→ What is asked: Each line that holds the word "matplotlib" counts once; give the total for the records below and nothing else.

** Begin Entries **

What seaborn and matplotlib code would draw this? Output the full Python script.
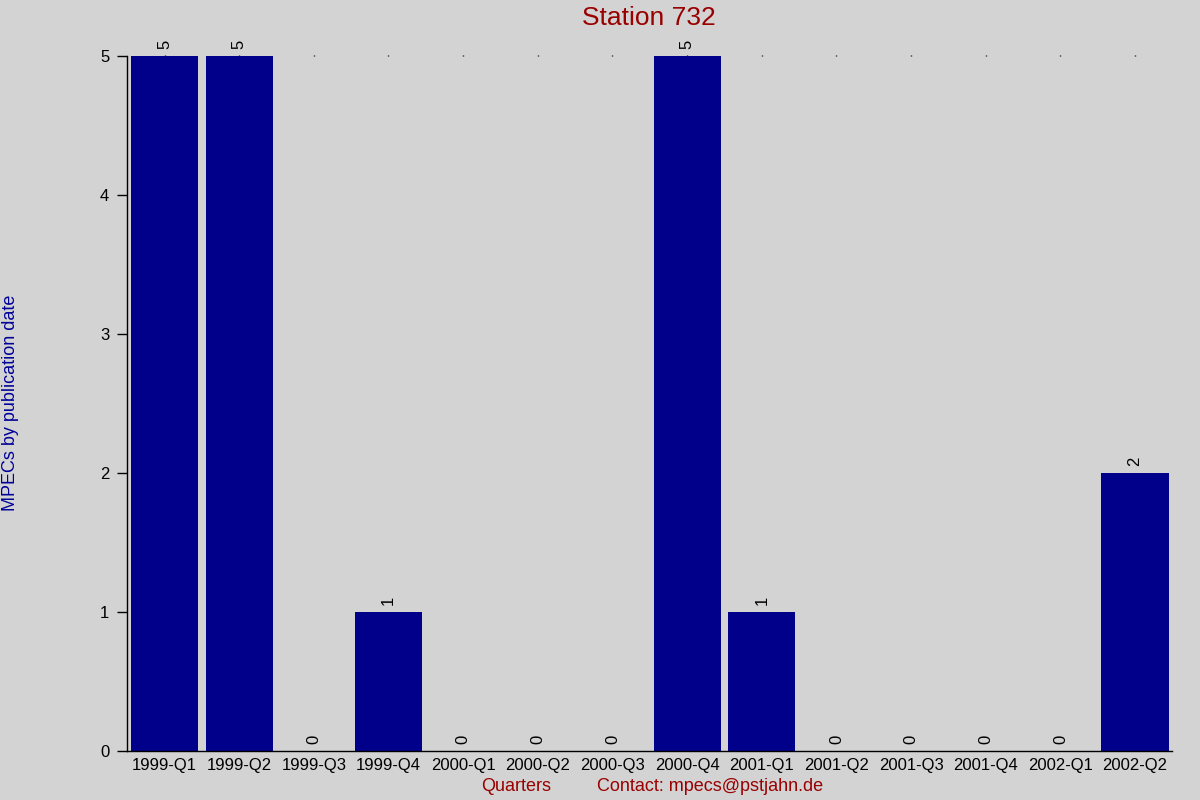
import numpy as np
import pandas as pd
import matplotlib
matplotlib.use("Agg")
import matplotlib.pyplot as plt
import seaborn as sns

quarters = ["1999-Q1", "1999-Q2", "1999-Q3", "1999-Q4", "2000-Q1", "2000-Q2", "2000-Q3",
            "2000-Q4", "2001-Q1", "2001-Q2", "2001-Q3", "2001-Q4", "2002-Q1", "2002-Q2"]
counts = [5, 5, 0, 1, 0, 0, 0, 5, 1, 0, 0, 0, 0, 2]

df = pd.DataFrame({"quarter": quarters, "mpecs": counts})

sns.set_style("ticks", {"axes.facecolor": "#d3d3d3", "figure.facecolor": "#d3d3d3"})
plt.rcParams["font.family"] = ["Liberation Sans", "DejaVu Sans"]

fig = plt.figure(figsize=(12, 8), dpi=100)
ax = fig.add_axes([0.106, 0.061, 0.871, 0.869])

sns.barplot(data=df, x="quarter", y="mpecs", color="#00008b", saturation=1,
            width=0.9, linewidth=0, ax=ax)

for c in ax.containers:
    ax.bar_label(c, labels=[str(v) for v in counts], rotation=90, padding=5,
                 fontsize=12, color="black")

ax.set_xlim(-0.5, 13.5)
ax.set_ylim(0, 5)
ax.set_yticks([0, 1, 2, 3, 4, 5])
ax.set_xlabel("")
ax.set_ylabel("")
ax.tick_params(axis="y", length=7, width=1, labelsize=12, pad=6, color="black",
               labelcolor="black")
ax.tick_params(axis="x", bottom=False, top=True, length=1, width=1, labelsize=12, pad=4,
               color="black", labelcolor="black")
sns.despine(ax=ax, top=True, right=True)
for s in ["left", "bottom"]:
    ax.spines[s].set_color("black")
    ax.spines[s].set_linewidth(1)

fig.text(0.541, 0.977, "Station 732", ha="center", va="center", fontsize=19, color="#990000")
fig.text(0.009, 0.496, "MPECs by publication date", rotation=90, ha="center", va="center",
         fontsize=13, color="#000099")
fig.text(0.43, 0.017, "Quarters", ha="center", va="center", fontsize=13, color="#990000")
fig.text(0.592, 0.017, "Contact: mpecs@pstjahn.de", ha="center", va="center", fontsize=13,
         color="#990000")

fig.savefig("out.png", dpi=100, facecolor=fig.get_facecolor())
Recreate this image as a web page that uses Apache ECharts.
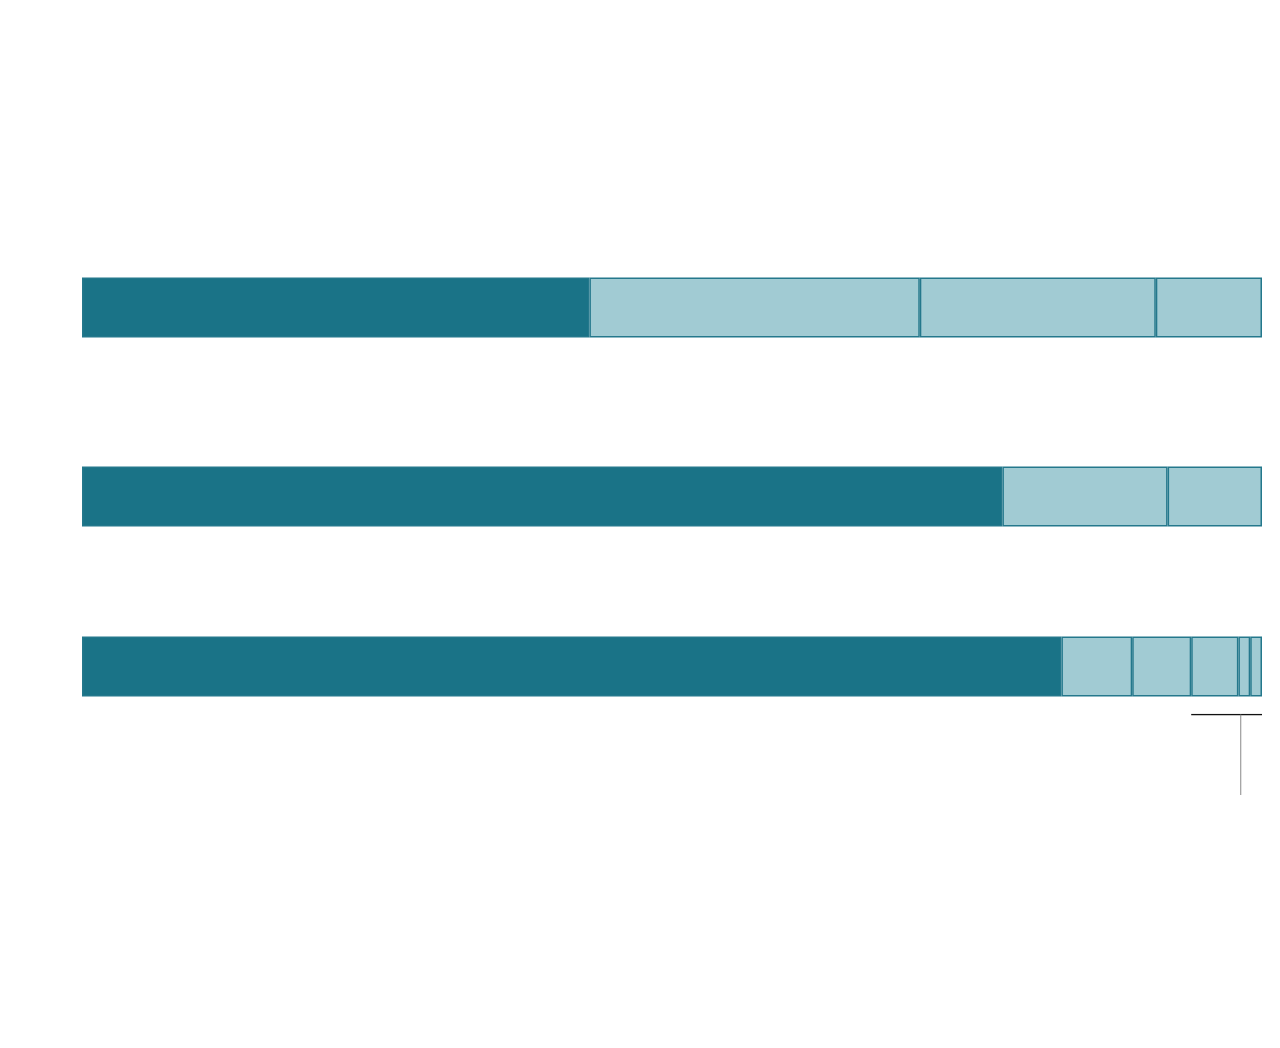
<!DOCTYPE html>
<html>
<head>
<meta charset="utf-8">
<script src="https://cdn.jsdelivr.net/npm/echarts@6/dist/echarts.min.js"></script>
<style>html,body{margin:0;padding:0;background:#fff;}#c{width:1280px;height:1048px;}</style>
</head>
<body>
<div id="c"></div>
<script>
// Segment shares (%) of each bar, left to right
const bar1 = [43, 28, 20, 9];
const bar2 = [78, 14, 8];
const bar3 = [83, 6, 5, 4, 1, 1];
const bars = [bar1, bar2, bar3];
// Annotation bracket below bar 3 (x values in %)
const bracketH = [[94, 0], [100, 0]];
const bracketV = [[98.2, 0], [98.2, 1]];

const DARK = '#1a7387';
const LIGHT = '#a1cbd3';
const EDGE = '#24788c';

const gridTops = [277, 466, 636];
const grids = gridTops.map(t => ({ left: 82, right: 18, top: t, height: 61 }));
grids.push({ left: 82, right: 18, top: 714.5, height: 80.5 });

const xAxes = grids.map((g, i) => ({ type: 'value', gridIndex: i, min: 0, max: 100, show: false }));
const yAxes = [0, 1, 2].map(i => ({ type: 'category', gridIndex: i, data: ['b' + i], show: false }));
yAxes.push({ type: 'value', gridIndex: 3, min: 0, max: 1, inverse: true, show: false });

const series = [];
bars.forEach((arr, bi) => {
  arr.forEach((v, si) => {
    series.push({
      type: 'bar', xAxisIndex: bi, yAxisIndex: bi, stack: 's' + bi,
      barWidth: 60, data: [v], silent: true,
      itemStyle: { color: si === 0 ? DARK : LIGHT, borderColor: EDGE, borderWidth: 1.5 }
    });
  });
});
series.push({
  type: 'line', xAxisIndex: 3, yAxisIndex: 3, data: bracketH, symbol: 'none', silent: true,
  lineStyle: { color: '#111', width: 1.5 }
});
series.push({
  type: 'line', xAxisIndex: 3, yAxisIndex: 3, data: bracketV, symbol: 'none', silent: true,
  lineStyle: { color: '#888', width: 1 }
});

const chart = echarts.init(document.getElementById('c'), null, { renderer: 'canvas' });
chart.setOption({
  animation: false,
  backgroundColor: '#fff',
  grid: grids, xAxis: xAxes, yAxis: yAxes, series: series
});
</script>
</body>
</html>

** End Entries **

→ The output: 4